Isn’t it better not to bring someone into the world than to bring them into existence and have them suffer even one minute of pain?
I am asking all my questions according to the assumption that childbirth means “creating” someone out of nothing. (Because it may be that insofar as it is only bringing down a soul that already exists in other worlds into our world, then perhaps it is different.)

Answer

As for the spiritual question, I do not see any problem at all. The Holy One, blessed be He, commanded in His Torah to bring children into the world.
If you are speaking in moral terms without connection to faith and religious commitment, this is a harder question. I think that overall it is hard to determine that it is preferable for a person not to come into the world, insofar as that is even a meaningful notion. See column 278.
But you are assuming that morality depends on the degree of pleasure and happiness that the person I created will experience. Think about the value of life. Does life have value only insofar as it enables a person to do things? Does the life of a suffering person have no value? Is it permissible to kill him?
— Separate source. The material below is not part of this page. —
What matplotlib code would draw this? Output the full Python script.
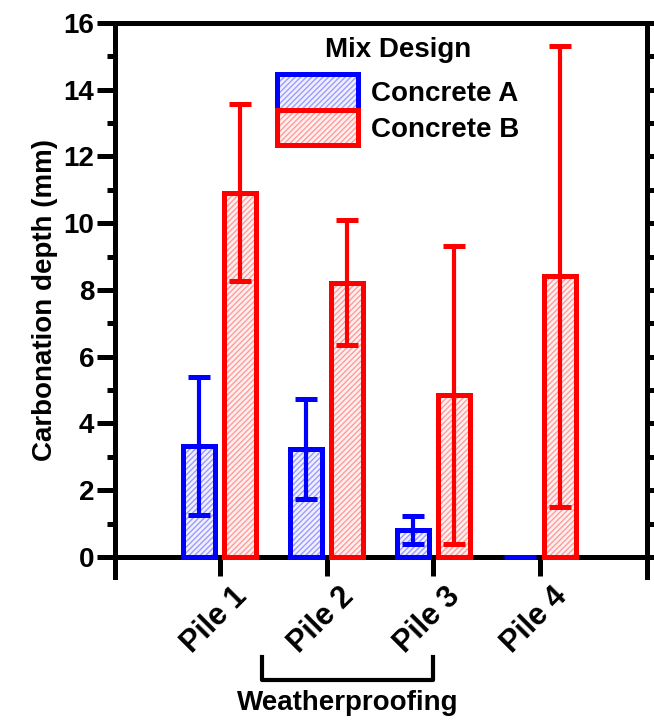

If you think, as I do, that it is forbidden, then the value of life is not a function of the happiness contained in it. And from this it follows that bringing a person into the world should also not be measured by the degree of happiness he will experience; rather, the very addition of life has value, just as taking life has negative value.
By the way, even if this is a matter of bringing down a soul and not creating it, I do not see what difference that makes. What moral justification is there for bringing it down into our cruel world?

Discussion on Answer

Gimel (2020-07-13)

Thank you very much, interesting. I did indeed mean morally. If so, with respect to what does the value apply? After all, the baby could simply not have been created, so you did not add or subtract anything from him. So do you mean relative to creation as a whole, that there is more good in it?
But how is that value created?

What I meant by bringing down a soul is that one could think there is a “storehouse” of souls preparing to descend into the world, as some people talk about, and then in any case they would come down into the world, as people also mention. So when one sees the suffering that sometimes exists in other places, maybe it is better that they come down here with us 🙂
But I am really not well-versed in theories about how souls are brought down; I just once heard this, I think, from a few women.

Michi (2020-07-13)

I didn’t understand. What do you mean, how is the value created?

Gimel (2020-07-13)

It is possible that I did not fully understand earlier; your intent can be read in two ways.
You are claiming that just as a living person has value even if he is not functioning, so too the addition of life has positive value.
But adding something like value applies only relative to the world and not relative to the person, because he did not exist beforehand, so there is nothing to add. If so, it turns out that the added value is essentially an evaluative description that the act is good relative to the world. But one could also say that a particular person has value in himself and not only from the standpoint of his surroundings; if so, this value belongs more to the essential nature of the person. And if so, it would make sense to ask how it is created.

Michi (2020-07-13)

In a parallel question I wrote that in my opinion the added value is to the world, and not so much to the person.